Sir Iain was one of a handful of Tory MPS sanctioned last year by Beijing after criticising its treatment of Uyghur Muslims. But other fellow China hawks have been brought inside the nest. Tom Tugendhat is now the security minister, attending Cabinet, while Nusrat Ghani is the science minister. They are unlikely to speak out against No10 from their government positions.
With Mr Sunak in power, he no longer needs to think about appealing to the Tory membership and his party’s hardline group has thinned, leaving him freer to act.
Then there is the departure of Ms Truss herself. Whitehall insiders who watched the transition closely from Boris Johnson to Ms Truss and then to Mr Sunak have no doubt she wanted the toughest approach to China of all three.
As foreign secretary, in an interview with The Daily Telegraph, Ms Truss had spelt out her critical view of Beijing, vowing to block Chinese involvement from UK critical national infrastructure – a broad outlook she carried over into No 10.
Most attention has fallen on how she wanted to rewrite the so-called “integrated review”, an attempt by Mr Johnson to bring together thinking on defence, foreign, security and development policy into a single, overarching framework in 2021.
In it, China was labelled “systemic competitor” in general, but also more specifically “the biggest state-based threat to the UK’S economic security”. Ms Truss was widely reported to have wanted to upgrade China to something closer to an overall “threat”, though the exact wording was never known.
It is telling that Mr Sunak, pushed by reporters on his flight to the G20 summit on whether he agreed, stuck closely to the wording in the current integrated review, rather than either Ms Truss’s more punchy vision or indeed his own rhetoric during the campaign trail.
And then there is the geopolitical situation. All Western nations are attempting to tread the line between engagement and condemnation with Beijing, trying to cajole it into joint cooperation on crucial world issues and stand up to its nefarious practices; at this moment, perhaps that seesaw has tipped a little towards the former choice.

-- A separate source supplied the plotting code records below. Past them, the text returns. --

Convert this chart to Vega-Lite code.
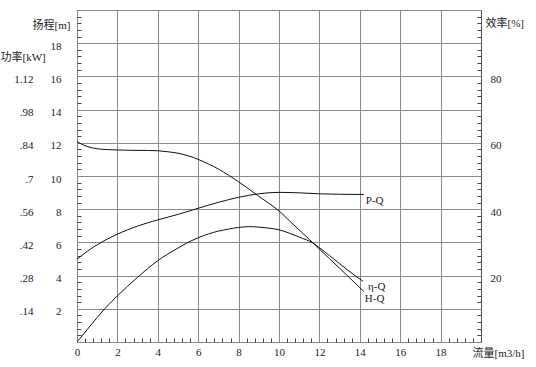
{
  "$schema": "https://vega.github.io/schema/vega-lite/v6.json",
  "width": 404,
  "height": 332,
  "autosize": {"type": "none"},
  "padding": {"left": 77, "top": 10, "right": 55, "bottom": 25},
  "background": "white",
  "config": {
    "view": {"stroke": "#555", "strokeWidth": 1},
    "axis": {
      "labelFont": "Liberation Serif",
      "labelFontSize": 11,
      "labelColor": "#222",
      "titleFont": "Liberation Serif, Noto Sans CJK SC",
      "titleFontSize": 11,
      "titleFontWeight": "normal",
      "titleColor": "#222",
      "gridColor": "#888",
      "domain": false
    },
    "text": {"font": "Liberation Serif, Noto Sans CJK SC", "fontSize": 11, "color": "#222"}
  },
  "datasets": {
    "head": [
      {"Q": 0, "H": 12.06}, {"Q": 0.5, "H": 11.78}, {"Q": 1, "H": 11.64}, {"Q": 1.5, "H": 11.59},
      {"Q": 2, "H": 11.57}, {"Q": 2.65, "H": 11.55}, {"Q": 3.5, "H": 11.54}, {"Q": 4, "H": 11.52},
      {"Q": 4.5, "H": 11.46}, {"Q": 5, "H": 11.37}, {"Q": 5.5, "H": 11.22}, {"Q": 6, "H": 11.0},
      {"Q": 6.5, "H": 10.73}, {"Q": 7, "H": 10.42}, {"Q": 7.5, "H": 10.05}, {"Q": 8, "H": 9.65},
      {"Q": 8.5, "H": 9.22}, {"Q": 9, "H": 8.78}, {"Q": 9.5, "H": 8.35}, {"Q": 10, "H": 7.9},
      {"Q": 10.5, "H": 7.32}, {"Q": 11, "H": 6.75}, {"Q": 11.5, "H": 6.18}, {"Q": 12, "H": 5.6},
      {"Q": 12.5, "H": 5.02}, {"Q": 13, "H": 4.44}, {"Q": 13.5, "H": 3.86}, {"Q": 14, "H": 3.28},
      {"Q": 14.2, "H": 3.04}
    ],
    "power": [
      {"Q": 0, "P": 0.349}, {"Q": 0.5, "P": 0.382}, {"Q": 1, "P": 0.41}, {"Q": 1.5, "P": 0.434},
      {"Q": 2, "P": 0.455}, {"Q": 3, "P": 0.489}, {"Q": 4, "P": 0.515}, {"Q": 5, "P": 0.538},
      {"Q": 6, "P": 0.564}, {"Q": 7, "P": 0.589}, {"Q": 8, "P": 0.61}, {"Q": 9, "P": 0.625},
      {"Q": 10, "P": 0.631}, {"Q": 11, "P": 0.629}, {"Q": 12, "P": 0.625}, {"Q": 13, "P": 0.623},
      {"Q": 14.2, "P": 0.622}
    ],
    "eff": [
      {"Q": 0, "E": 0}, {"Q": 0.5, "E": 3.7}, {"Q": 1, "E": 7.4}, {"Q": 1.39, "E": 10.1},
      {"Q": 2, "E": 13.9}, {"Q": 3, "E": 19.5}, {"Q": 4, "E": 24.5}, {"Q": 5, "E": 28.3},
      {"Q": 5.5, "E": 30.0}, {"Q": 6, "E": 31.4}, {"Q": 7, "E": 33.4}, {"Q": 7.5, "E": 34.0},
      {"Q": 8, "E": 34.5}, {"Q": 8.5, "E": 34.75}, {"Q": 9, "E": 34.6}, {"Q": 9.5, "E": 34.3},
      {"Q": 10, "E": 33.8}, {"Q": 10.5, "E": 32.8}, {"Q": 11, "E": 31.6}, {"Q": 11.7, "E": 29.75},
      {"Q": 12, "E": 28.4}, {"Q": 13, "E": 23.6}, {"Q": 13.76, "E": 20.0}, {"Q": 14.16, "E": 18.3}
    ],
    "labelH": [{"Q": 14.2, "H": 3.04, "label": "H-Q"}],
    "labelP": [{"Q": 14.2, "P": 0.622, "label": "P-Q"}],
    "labelE": [{"Q": 14.16, "E": 18.3, "label": "η-Q"}]
  },
  "layer": [
    {
      "data": {"name": "head"},
      "mark": {"type": "line", "color": "#111", "strokeWidth": 1, "interpolate": "monotone"},
      "encoding": {
        "x": {
          "field": "Q", "type": "quantitative",
          "scale": {"domain": [0, 20], "nice": false},
          "axis": {
            "orient": "bottom",
            "values": [0, 2, 4, 6, 8, 10, 12, 14, 16, 18],
            "grid": true, "ticks": false, "labelPadding": 4,
            "labelFlush": false,
            "title": "流量[m3/h]", "titleX": 395, "titleY": 11,
            "titleAlign": "left", "titleBaseline": "middle"
          }
        },
        "y": {
          "field": "H", "type": "quantitative",
          "scale": {"domain": [0, 20], "nice": false},
          "axis": {
            "orient": "left",
            "values": [0, 2, 4, 6, 8, 10, 12, 14, 16, 18, 20],
            "grid": true, "ticks": false, "labelPadding": 16, "labelOffset": 3,
            "labelFlush": false,
            "labelExpr": "datum.value == 0 || datum.value == 20 ? '' : datum.label",
            "title": "扬程[m]", "titleAngle": 0, "titleX": -7, "titleY": 15,
            "titleAlign": "right", "titleBaseline": "middle"
          }
        }
      }
    },
    {
      "data": {"name": "power"},
      "mark": {"type": "line", "color": "#111", "strokeWidth": 1, "interpolate": "monotone"},
      "encoding": {
        "x": {"field": "Q", "type": "quantitative", "scale": {"domain": [0, 20], "nice": false}, "axis": null},
        "y": {
          "field": "P", "type": "quantitative",
          "scale": {"domain": [0, 1.4], "nice": false},
          "axis": {
            "orient": "left", "offset": 40,
            "values": [0.14, 0.28, 0.42, 0.56, 0.7, 0.84, 0.98, 1.12],
            "grid": false, "ticks": false, "labelPadding": 4, "labelOffset": 3,
            "labelFlush": false,
            "labelExpr": "datum.value < 1 ? slice(format(datum.value, '.2~f'), 1) : format(datum.value, '.2~f')",
            "title": "功率[kW]", "titleAngle": 0, "titleX": -37, "titleY": 47,
            "titleAlign": "left", "titleBaseline": "middle"
          }
        }
      }
    },
    {
      "data": {"name": "eff"},
      "mark": {"type": "line", "color": "#111", "strokeWidth": 1, "interpolate": "monotone"},
      "encoding": {
        "x": {"field": "Q", "type": "quantitative", "scale": {"domain": [0, 20], "nice": false}, "axis": null},
        "y": {
          "field": "E", "type": "quantitative",
          "scale": {"domain": [0, 100], "nice": false},
          "axis": {
            "orient": "right",
            "values": [20, 40, 60, 80],
            "grid": false, "ticks": false, "labelPadding": 9, "labelOffset": 3,
            "labelFlush": false,
            "title": "效率[%]", "titleAngle": 0, "titleX": 4, "titleY": 13,
            "titleAlign": "left", "titleBaseline": "middle"
          }
        }
      }
    },
    {
      "data": {"name": "labelH"},
      "mark": {"type": "text", "align": "left", "baseline": "middle", "dx": 1, "dy": 7.5},
      "encoding": {
        "text": {"field": "label"},
        "x": {"field": "Q", "type": "quantitative", "scale": {"domain": [0, 20], "nice": false}, "axis": null},
        "y": {"field": "H", "type": "quantitative", "scale": {"domain": [0, 20], "nice": false}, "axis": null}
      }
    },
    {
      "data": {"name": "labelP"},
      "mark": {"type": "text", "align": "left", "baseline": "middle", "dx": 2, "dy": 7},
      "encoding": {
        "text": {"field": "label"},
        "x": {"field": "Q", "type": "quantitative", "scale": {"domain": [0, 20], "nice": false}, "axis": null},
        "y": {"field": "P", "type": "quantitative", "scale": {"domain": [0, 1.4], "nice": false}, "axis": null}
      }
    },
    {
      "data": {"name": "labelE"},
      "mark": {"type": "text", "align": "left", "baseline": "middle", "dx": 5, "dy": 5.5},
      "encoding": {
        "text": {"field": "label"},
        "x": {"field": "Q", "type": "quantitative", "scale": {"domain": [0, 20], "nice": false}, "axis": null},
        "y": {"field": "E", "type": "quantitative", "scale": {"domain": [0, 100], "nice": false}, "axis": null}
      }
    },
    {
      "data": {"name": "labelH"},
      "mark": {"type": "text", "text": ""},
      "encoding": {
        "x": {"field": "Q", "type": "quantitative", "scale": {"domain": [0, 20], "nice": false},
          "axis": {"orient": "top", "offset": -332, "tickCount": 100, "values": [0.4, 0.8, 1.2, 1.6, 2.4, 2.8, 3.2, 3.6, 4.4, 4.8], "grid": false, "ticks": true, "tickSize": 4, "tickColor": "#444", "labels": false, "title": null}},
        "y": {"field": "H", "type": "quantitative", "scale": {"domain": [0, 20], "nice": false},
          "axis": {"orient": "right", "offset": -404, "tickCount": 100, "values": [0.4, 0.8, 1.2, 1.6, 2.4, 2.8, 3.2, 3.6, 4.4, 4.8], "grid": false, "ticks": true, "tickSize": 4, "tickColor": "#444", "labels": false, "title": null}}
      }
    },
    {
      "data": {"name": "labelH"},
      "mark": {"type": "text", "text": ""},
      "encoding": {
        "x": {"field": "Q", "type": "quantitative", "scale": {"domain": [0, 20], "nice": false},
          "axis": {"orient": "top", "offset": -332, "tickCount": 100, "values": [5.2, 5.6, 6.4, 6.8, 7.2, 7.6, 8.4, 8.8, 9.2, 9.6], "grid": false, "ticks": true, "tickSize": 4, "tickColor": "#444", "labels": false, "title": null}},
        "y": {"field": "H", "type": "quantitative", "scale": {"domain": [0, 20], "nice": false},
          "axis": {"orient": "right", "offset": -404, "tickCount": 100, "values": [5.2, 5.6, 6.4, 6.8, 7.2, 7.6, 8.4, 8.8, 9.2, 9.6], "grid": false, "ticks": true, "tickSize": 4, "tickColor": "#444", "labels": false, "title": null}}
      }
    },
    {
      "data": {"name": "labelH"},
      "mark": {"type": "text", "text": ""},
      "encoding": {
        "x": {"field": "Q", "type": "quantitative", "scale": {"domain": [0, 20], "nice": false},
          "axis": {"orient": "top", "offset": -332, "tickCount": 100, "values": [10.4, 10.8, 11.2, 11.6, 12.4, 12.8, 13.2, 13.6, 14.4, 14.8], "grid": false, "ticks": true, "tickSize": 4, "tickColor": "#444", "labels": false, "title": null}},
        "y": {"field": "H", "type": "quantitative", "scale": {"domain": [0, 20], "nice": false},
          "axis": {"orient": "right", "offset": -404, "tickCount": 100, "values": [10.4, 10.8, 11.2, 11.6, 12.4, 12.8, 13.2, 13.6, 14.4, 14.8], "grid": false, "ticks": true, "tickSize": 4, "tickColor": "#444", "labels": false, "title": null}}
      }
    },
    {
      "data": {"name": "labelH"},
      "mark": {"type": "text", "text": ""},
      "encoding": {
        "x": {"field": "Q", "type": "quantitative", "scale": {"domain": [0, 20], "nice": false},
          "axis": {"orient": "top", "offset": -332, "tickCount": 100, "values": [15.2, 15.6, 16.4, 16.8, 17.2, 17.6, 18.4, 18.8, 19.2, 19.6], "grid": false, "ticks": true, "tickSize": 4, "tickColor": "#444", "labels": false, "title": null}},
        "y": {"field": "H", "type": "quantitative", "scale": {"domain": [0, 20], "nice": false},
          "axis": {"orient": "right", "offset": -404, "tickCount": 100, "values": [15.2, 15.6, 16.4, 16.8, 17.2, 17.6, 18.4, 18.8, 19.2, 19.6], "grid": false, "ticks": true, "tickSize": 4, "tickColor": "#444", "labels": false, "title": null}}
      }
    },
    {
      "data": {"name": "labelE"},
      "mark": {"type": "text", "text": ""},
      "encoding": {
        "x": {"field": "Q", "type": "quantitative", "scale": {"domain": [0, 20], "nice": false}, "axis": null},
        "y": {"field": "E", "type": "quantitative", "scale": {"domain": [0, 100], "nice": false},
          "axis": {"orient": "left", "offset": -404, "tickCount": 100, "values": [2, 4, 6, 8, 12, 14, 16, 18, 22, 24], "grid": false, "ticks": true, "tickSize": 4, "tickColor": "#444", "labels": false, "title": null}}
      }
    },
    {
      "data": {"name": "labelE"},
      "mark": {"type": "text", "text": ""},
      "encoding": {
        "x": {"field": "Q", "type": "quantitative", "scale": {"domain": [0, 20], "nice": false}, "axis": null},
        "y": {"field": "E", "type": "quantitative", "scale": {"domain": [0, 100], "nice": false},
          "axis": {"orient": "left", "offset": -404, "tickCount": 100, "values": [26, 28, 32, 34, 36, 38, 42, 44, 46, 48], "grid": false, "ticks": true, "tickSize": 4, "tickColor": "#444", "labels": false, "title": null}}
      }
    },
    {
      "data": {"name": "labelE"},
      "mark": {"type": "text", "text": ""},
      "encoding": {
        "x": {"field": "Q", "type": "quantitative", "scale": {"domain": [0, 20], "nice": false}, "axis": null},
        "y": {"field": "E", "type": "quantitative", "scale": {"domain": [0, 100], "nice": false},
          "axis": {"orient": "left", "offset": -404, "tickCount": 100, "values": [52, 54, 56, 58, 62, 64, 66, 68, 72, 74], "grid": false, "ticks": true, "tickSize": 4, "tickColor": "#444", "labels": false, "title": null}}
      }
    },
    {
      "data": {"name": "labelE"},
      "mark": {"type": "text", "text": ""},
      "encoding": {
        "x": {"field": "Q", "type": "quantitative", "scale": {"domain": [0, 20], "nice": false}, "axis": null},
        "y": {"field": "E", "type": "quantitative", "scale": {"domain": [0, 100], "nice": false},
          "axis": {"orient": "left", "offset": -404, "tickCount": 100, "values": [76, 78, 82, 84, 86, 88, 92, 94, 96, 98], "grid": false, "ticks": true, "tickSize": 4, "tickColor": "#444", "labels": false, "title": null}}
      }
    }
  ],
  "resolve": {"scale": {"y": "independent"}, "axis": {"x": "independent", "y": "independent"}}
}
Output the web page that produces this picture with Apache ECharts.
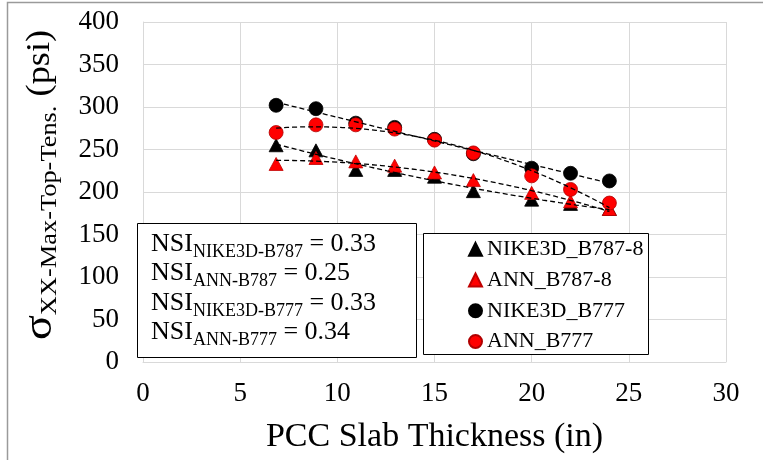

Intelligence agencies have also become concerned by China’s seemingly emboldened approach in recent years. Greater Manchester Police investigated the assault of a Chinese activist protesting outside the Chinese Consulate in Manchester last month. The man,
at a peaceful protest, was dragged inside the consulate grounds and assaulted. In the past, the Chinese government would never have allowed officials to potentially embarrass the mother country by conducting such an attack in broad daylight. That doesn’t seem to be a worry anymore.
So what of Mr Sunak’s campaign pledges now?
The Confucius Institutes are not about to be closed down, it appears – though UK funding is being pulled. Nor has a “Nato-style” alliance to take on Beijing’s tech theft been announced even as an ambition.
In fact, engagement is the word of the day, with the new Prime Minister personally pushing for his meeting with Mr Xi, one that – unlike all his other bilateral meetings for the balmy Bali summit – was only locked down and announced yesterday.
Mr Sunak is not blind to the challenges, insists his team. The conversation will be “frank”, the Prime Minister’s official spokesman said yesterday.
The relationship will be “clear-eyed”. Human rights issues – which, presumably, means the Uyghurs – will be raised.
But the tough-sounding China hawk that appeared during the summer Tory leadership campaign – if he ever existed beyond press releases and hustings sound bites – is long gone.
In his place is a more nuanced new Prime Minister, hoping talks not taunts can achieve the outcomes he and other world leaders desire, for now at least.